# [Raw data]
---
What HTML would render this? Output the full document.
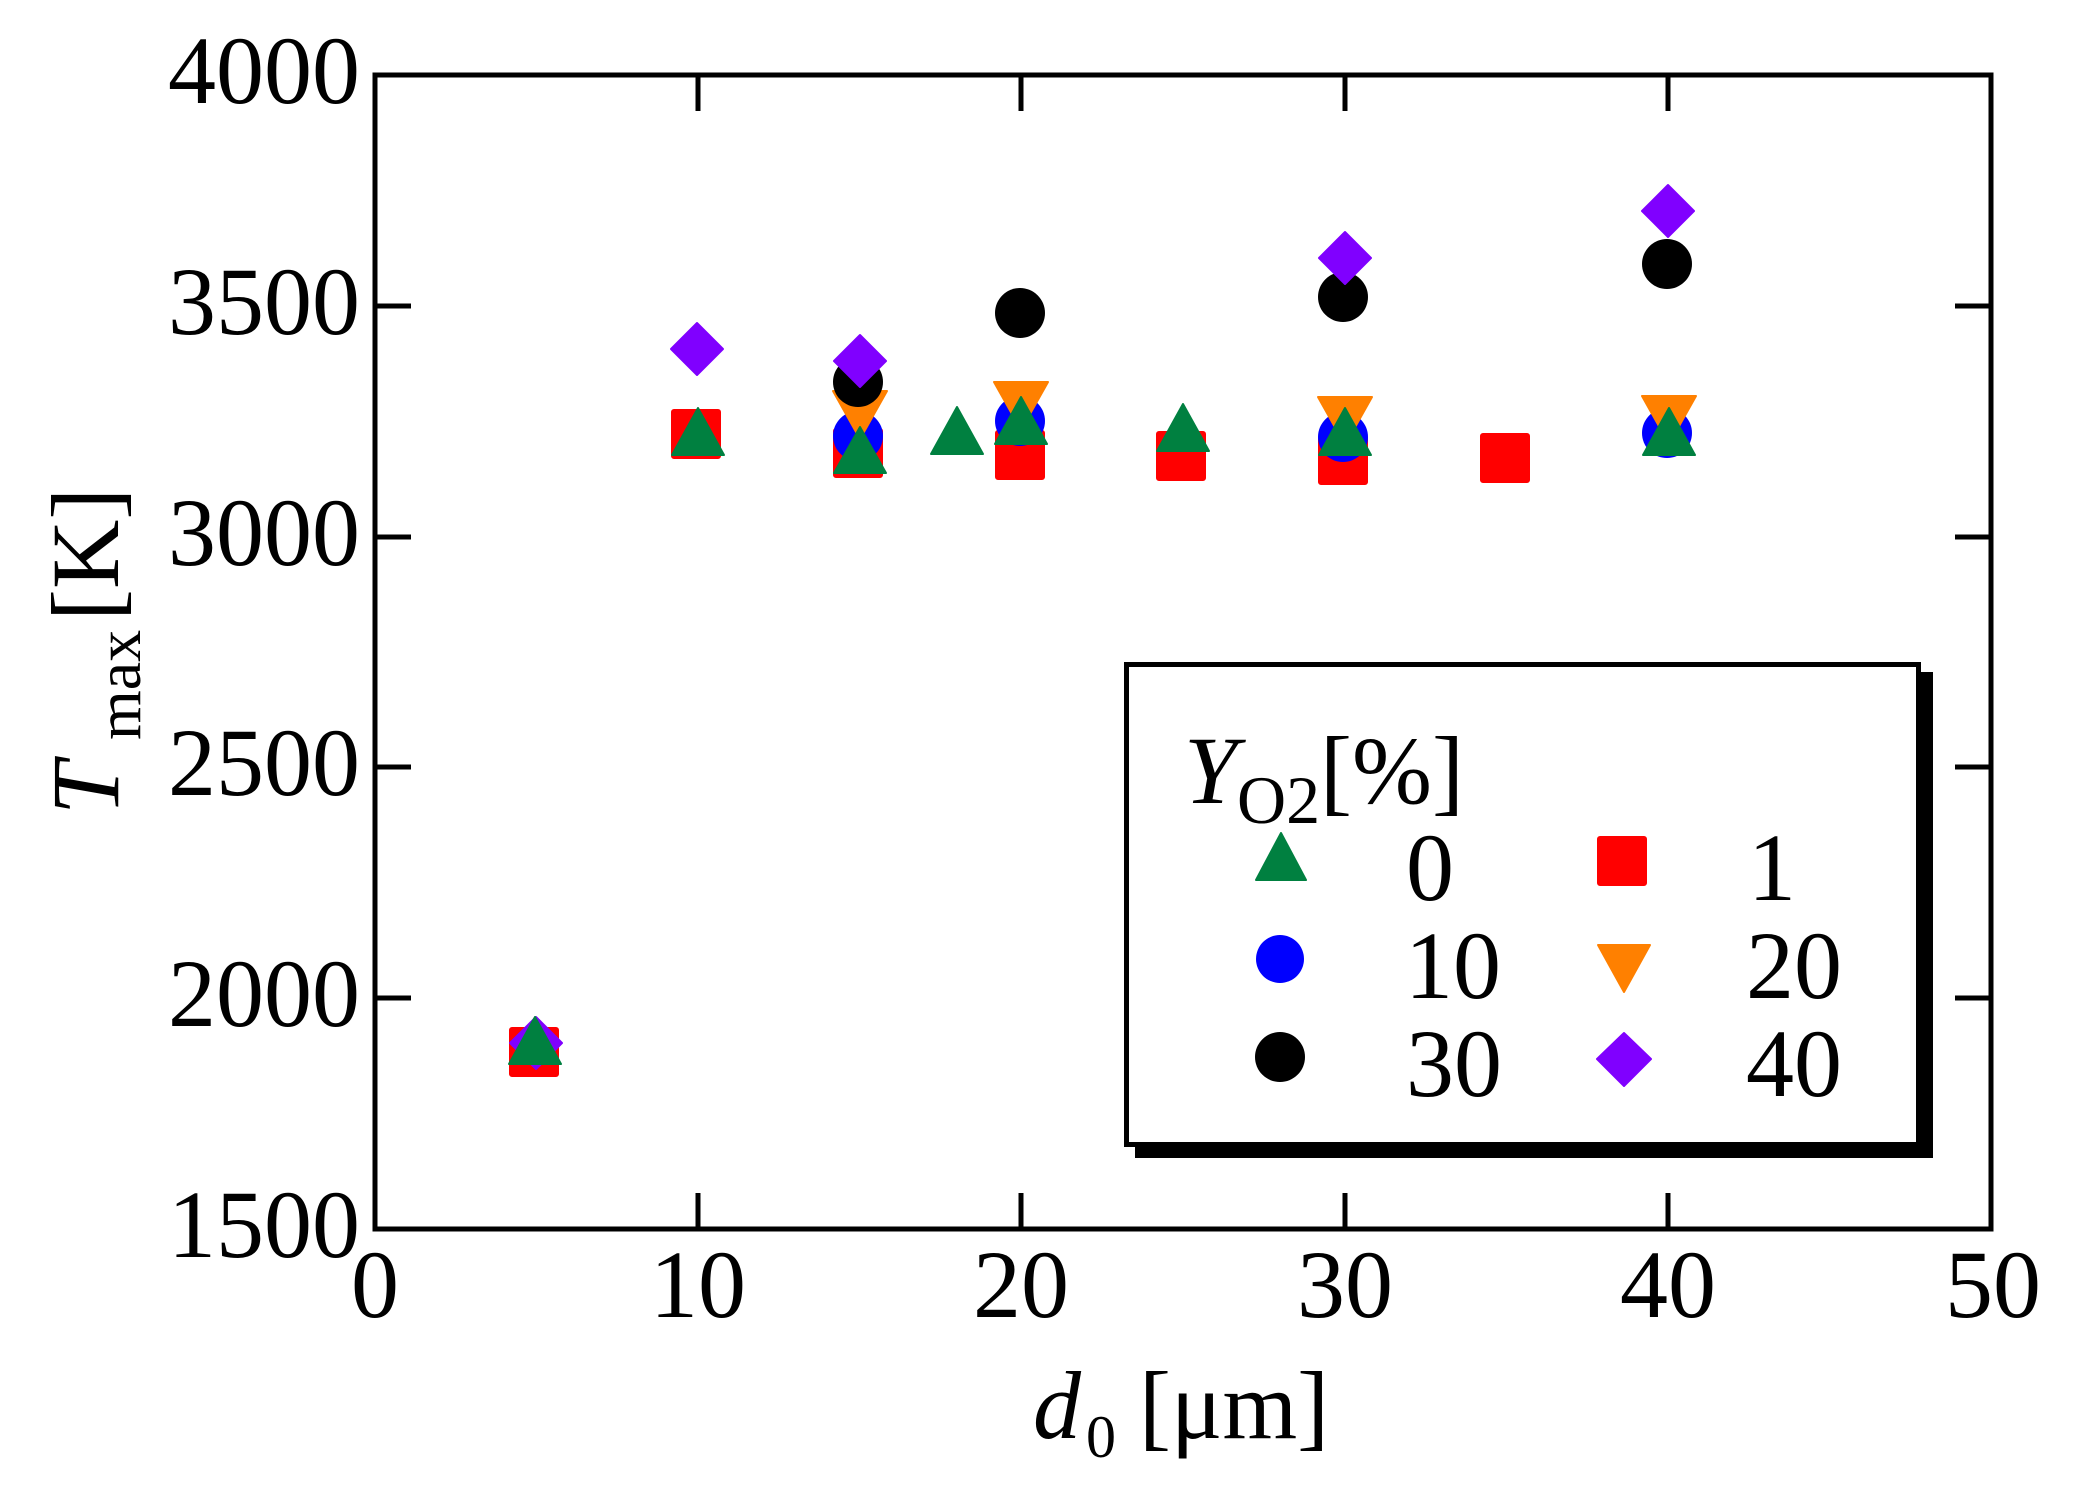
<!DOCTYPE html>
<html>
<head>
<meta charset="utf-8">
<style>
html,body{margin:0;padding:0;background:#fff;}
svg{display:block;}
text{font-family:"Liberation Serif","Times New Roman",serif;fill:#000;}
</style>
</head>
<body>
<svg width="2073" height="1497" viewBox="0 0 2073 1497" xmlns="http://www.w3.org/2000/svg">
<rect x="0" y="0" width="2073" height="1497" fill="#fff"/>

<!-- Legend shadow + box -->
<rect x="1135" y="672" width="798" height="486" fill="#000"/>
<rect x="1126.5" y="664.5" width="792" height="480" fill="#fff" stroke="#000" stroke-width="5"/>

<!-- Data markers: order red, blue, orange, black, purple, green -->
<g fill="#ff0000" stroke="#ff0000" stroke-width="2" stroke-linejoin="round">
  <rect x="510" y="1028" width="48" height="48" rx="2"/>
  <rect x="672" y="410" width="48" height="48" rx="2"/>
  <rect x="834" y="429" width="48" height="48" rx="2"/>
  <rect x="996" y="431" width="48" height="48" rx="2"/>
  <rect x="1157" y="432" width="48" height="48" rx="2"/>
  <rect x="1319" y="436" width="48" height="48" rx="2"/>
  <rect x="1481" y="434" width="48" height="48" rx="2"/>
</g>
<g fill="#0000ff">
  <circle cx="858" cy="436" r="25"/>
  <circle cx="1020" cy="421" r="25"/>
  <circle cx="1343" cy="437" r="25"/>
  <circle cx="1667" cy="433" r="25"/>
</g>
<g fill="#ff8000" stroke="#ff8000" stroke-width="2" stroke-linejoin="round">
  <polygon points="833,391 887,391 860,439"/>
  <polygon points="994,382 1048,382 1021,430"/>
  <polygon points="1318,397 1372,397 1345,445"/>
  <polygon points="1642,396 1696,396 1669,444"/>
</g>
<g fill="#000">
  <circle cx="858" cy="382" r="25"/>
  <circle cx="1020" cy="313" r="25"/>
  <circle cx="1343" cy="297" r="25"/>
  <circle cx="1667" cy="264" r="25"/>
</g>
<g fill="#8000ff" stroke="#8000ff" stroke-width="2" stroke-linejoin="round">
  <polygon points="536,1017 562,1043 536,1069 510,1043"/>
  <polygon points="697,323 723,349 697,375 671,349"/>
  <polygon points="860,335 886,361 860,387 834,361"/>
  <polygon points="1345,232 1371,258 1345,284 1319,258"/>
  <polygon points="1668,185 1694,211 1668,237 1642,211"/>
</g>
<g fill="#008040" stroke="#008040" stroke-width="2" stroke-linejoin="round">
  <polygon points="535,1017 561,1064 509,1064"/>
  <polygon points="698,408 724,455 672,455"/>
  <polygon points="860,427 886,473 834,473"/>
  <polygon points="957,407 983,454 931,454"/>
  <polygon points="1021,397 1047,444 995,444"/>
  <polygon points="1183,404 1209,451 1157,451"/>
  <polygon points="1345,408 1371,455 1319,455"/>
  <polygon points="1669,408 1695,455 1643,455"/>
</g>

<!-- Axes frame -->
<rect x="375" y="75" width="1616" height="1154" fill="none" stroke="#000" stroke-width="5"/>

<!-- Ticks -->
<g stroke="#000" stroke-width="5">
  <line x1="698" y1="1229" x2="698" y2="1193"/>
  <line x1="1021" y1="1229" x2="1021" y2="1193"/>
  <line x1="1345" y1="1229" x2="1345" y2="1193"/>
  <line x1="1668" y1="1229" x2="1668" y2="1193"/>
  <line x1="698" y1="75" x2="698" y2="111"/>
  <line x1="1021" y1="75" x2="1021" y2="111"/>
  <line x1="1345" y1="75" x2="1345" y2="111"/>
  <line x1="1668" y1="75" x2="1668" y2="111"/>
  <line x1="375" y1="306" x2="411" y2="306"/>
  <line x1="375" y1="537" x2="411" y2="537"/>
  <line x1="375" y1="767" x2="411" y2="767"/>
  <line x1="375" y1="998" x2="411" y2="998"/>
  <line x1="1991" y1="306" x2="1955" y2="306"/>
  <line x1="1991" y1="537" x2="1955" y2="537"/>
  <line x1="1991" y1="767" x2="1955" y2="767"/>
  <line x1="1991" y1="998" x2="1955" y2="998"/>
</g>

<!-- Y tick labels -->
<g font-size="96" text-anchor="end">
  <text x="360" y="103">4000</text>
  <text x="360" y="334">3500</text>
  <text x="360" y="565">3000</text>
  <text x="360" y="795">2500</text>
  <text x="360" y="1026">2000</text>
  <text x="360" y="1257">1500</text>
</g>

<!-- X tick labels -->
<g font-size="96" text-anchor="middle">
  <text x="375" y="1317">0</text>
  <text x="698" y="1317">10</text>
  <text x="1021" y="1317">20</text>
  <text x="1345" y="1317">30</text>
  <text x="1668" y="1317">40</text>
  <text x="1993" y="1317">50</text>
</g>

<!-- X axis title -->
<text x="1033" y="1438" font-size="96" font-style="italic">d</text>
<text x="1086" y="1457" font-size="60">0</text>
<text x="1139" y="1438" font-size="96">[μm]</text>

<!-- Y axis title -->
<g transform="translate(118,810) rotate(-90)">
  <text x="-5" y="0" font-size="96" font-style="italic">T</text>
  <text x="70" y="22" font-size="64">max</text>
  <text x="189" y="0" font-size="96">[K]</text>
</g>

<!-- Legend content -->
<text x="1184" y="803" font-size="96" font-style="italic">Y</text>
<text x="1237" y="823" font-size="68">O2</text>
<text x="1320" y="803" font-size="96">[%]</text>

<polygon points="1281,833 1306,880 1256,880" fill="#008040" stroke="#008040" stroke-width="2" stroke-linejoin="round"/>
<rect x="1598" y="837" width="48" height="48" rx="2" fill="#ff0000" stroke="#ff0000" stroke-width="2"/>
<circle cx="1280" cy="959" r="24" fill="#0000ff"/>
<polygon points="1598,945 1650,945 1624,992" fill="#ff8000" stroke="#ff8000" stroke-width="2" stroke-linejoin="round"/>
<circle cx="1280" cy="1057" r="25" fill="#000"/>
<polygon points="1624,1033 1651,1059 1624,1086 1597,1059" fill="#8000ff" stroke="#8000ff" stroke-width="2" stroke-linejoin="round"/>

<g font-size="96">
  <text x="1406" y="900">0</text>
  <text x="1748" y="900">1</text>
  <text x="1405" y="998">10</text>
  <text x="1746" y="998">20</text>
  <text x="1406" y="1096">30</text>
  <text x="1746" y="1096">40</text>
</g>
</svg>
</body>
</html>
---
# [What to produce]
Exclude the images, then output the data above word for word.

# [Solution]
What HTML would render this? Output the full document.
<!DOCTYPE html>
<html>
<head>
<meta charset="utf-8">
<style>
html,body{margin:0;padding:0;background:#fff;}
svg{display:block;}
text{font-family:"Liberation Serif","Times New Roman",serif;fill:#000;}
</style>
</head>
<body>
<svg width="2073" height="1497" viewBox="0 0 2073 1497" xmlns="http://www.w3.org/2000/svg">
<rect x="0" y="0" width="2073" height="1497" fill="#fff"/>

<!-- Legend shadow + box -->
<rect x="1135" y="672" width="798" height="486" fill="#000"/>
<rect x="1126.5" y="664.5" width="792" height="480" fill="#fff" stroke="#000" stroke-width="5"/>

<!-- Data markers: order red, blue, orange, black, purple, green -->
<g fill="#ff0000" stroke="#ff0000" stroke-width="2" stroke-linejoin="round">
  <rect x="510" y="1028" width="48" height="48" rx="2"/>
  <rect x="672" y="410" width="48" height="48" rx="2"/>
  <rect x="834" y="429" width="48" height="48" rx="2"/>
  <rect x="996" y="431" width="48" height="48" rx="2"/>
  <rect x="1157" y="432" width="48" height="48" rx="2"/>
  <rect x="1319" y="436" width="48" height="48" rx="2"/>
  <rect x="1481" y="434" width="48" height="48" rx="2"/>
</g>
<g fill="#0000ff">
  <circle cx="858" cy="436" r="25"/>
  <circle cx="1020" cy="421" r="25"/>
  <circle cx="1343" cy="437" r="25"/>
  <circle cx="1667" cy="433" r="25"/>
</g>
<g fill="#ff8000" stroke="#ff8000" stroke-width="2" stroke-linejoin="round">
  <polygon points="833,391 887,391 860,439"/>
  <polygon points="994,382 1048,382 1021,430"/>
  <polygon points="1318,397 1372,397 1345,445"/>
  <polygon points="1642,396 1696,396 1669,444"/>
</g>
<g fill="#000">
  <circle cx="858" cy="382" r="25"/>
  <circle cx="1020" cy="313" r="25"/>
  <circle cx="1343" cy="297" r="25"/>
  <circle cx="1667" cy="264" r="25"/>
</g>
<g fill="#8000ff" stroke="#8000ff" stroke-width="2" stroke-linejoin="round">
  <polygon points="536,1017 562,1043 536,1069 510,1043"/>
  <polygon points="697,323 723,349 697,375 671,349"/>
  <polygon points="860,335 886,361 860,387 834,361"/>
  <polygon points="1345,232 1371,258 1345,284 1319,258"/>
  <polygon points="1668,185 1694,211 1668,237 1642,211"/>
</g>
<g fill="#008040" stroke="#008040" stroke-width="2" stroke-linejoin="round">
  <polygon points="535,1017 561,1064 509,1064"/>
  <polygon points="698,408 724,455 672,455"/>
  <polygon points="860,427 886,473 834,473"/>
  <polygon points="957,407 983,454 931,454"/>
  <polygon points="1021,397 1047,444 995,444"/>
  <polygon points="1183,404 1209,451 1157,451"/>
  <polygon points="1345,408 1371,455 1319,455"/>
  <polygon points="1669,408 1695,455 1643,455"/>
</g>

<!-- Axes frame -->
<rect x="375" y="75" width="1616" height="1154" fill="none" stroke="#000" stroke-width="5"/>

<!-- Ticks -->
<g stroke="#000" stroke-width="5">
  <line x1="698" y1="1229" x2="698" y2="1193"/>
  <line x1="1021" y1="1229" x2="1021" y2="1193"/>
  <line x1="1345" y1="1229" x2="1345" y2="1193"/>
  <line x1="1668" y1="1229" x2="1668" y2="1193"/>
  <line x1="698" y1="75" x2="698" y2="111"/>
  <line x1="1021" y1="75" x2="1021" y2="111"/>
  <line x1="1345" y1="75" x2="1345" y2="111"/>
  <line x1="1668" y1="75" x2="1668" y2="111"/>
  <line x1="375" y1="306" x2="411" y2="306"/>
  <line x1="375" y1="537" x2="411" y2="537"/>
  <line x1="375" y1="767" x2="411" y2="767"/>
  <line x1="375" y1="998" x2="411" y2="998"/>
  <line x1="1991" y1="306" x2="1955" y2="306"/>
  <line x1="1991" y1="537" x2="1955" y2="537"/>
  <line x1="1991" y1="767" x2="1955" y2="767"/>
  <line x1="1991" y1="998" x2="1955" y2="998"/>
</g>

<!-- Y tick labels -->
<g font-size="96" text-anchor="end">
  <text x="360" y="103">4000</text>
  <text x="360" y="334">3500</text>
  <text x="360" y="565">3000</text>
  <text x="360" y="795">2500</text>
  <text x="360" y="1026">2000</text>
  <text x="360" y="1257">1500</text>
</g>

<!-- X tick labels -->
<g font-size="96" text-anchor="middle">
  <text x="375" y="1317">0</text>
  <text x="698" y="1317">10</text>
  <text x="1021" y="1317">20</text>
  <text x="1345" y="1317">30</text>
  <text x="1668" y="1317">40</text>
  <text x="1993" y="1317">50</text>
</g>

<!-- X axis title -->
<text x="1033" y="1438" font-size="96" font-style="italic">d</text>
<text x="1086" y="1457" font-size="60">0</text>
<text x="1139" y="1438" font-size="96">[μm]</text>

<!-- Y axis title -->
<g transform="translate(118,810) rotate(-90)">
  <text x="-5" y="0" font-size="96" font-style="italic">T</text>
  <text x="70" y="22" font-size="64">max</text>
  <text x="189" y="0" font-size="96">[K]</text>
</g>

<!-- Legend content -->
<text x="1184" y="803" font-size="96" font-style="italic">Y</text>
<text x="1237" y="823" font-size="68">O2</text>
<text x="1320" y="803" font-size="96">[%]</text>

<polygon points="1281,833 1306,880 1256,880" fill="#008040" stroke="#008040" stroke-width="2" stroke-linejoin="round"/>
<rect x="1598" y="837" width="48" height="48" rx="2" fill="#ff0000" stroke="#ff0000" stroke-width="2"/>
<circle cx="1280" cy="959" r="24" fill="#0000ff"/>
<polygon points="1598,945 1650,945 1624,992" fill="#ff8000" stroke="#ff8000" stroke-width="2" stroke-linejoin="round"/>
<circle cx="1280" cy="1057" r="25" fill="#000"/>
<polygon points="1624,1033 1651,1059 1624,1086 1597,1059" fill="#8000ff" stroke="#8000ff" stroke-width="2" stroke-linejoin="round"/>

<g font-size="96">
  <text x="1406" y="900">0</text>
  <text x="1748" y="900">1</text>
  <text x="1405" y="998">10</text>
  <text x="1746" y="998">20</text>
  <text x="1406" y="1096">30</text>
  <text x="1746" y="1096">40</text>
</g>
</svg>
</body>
</html>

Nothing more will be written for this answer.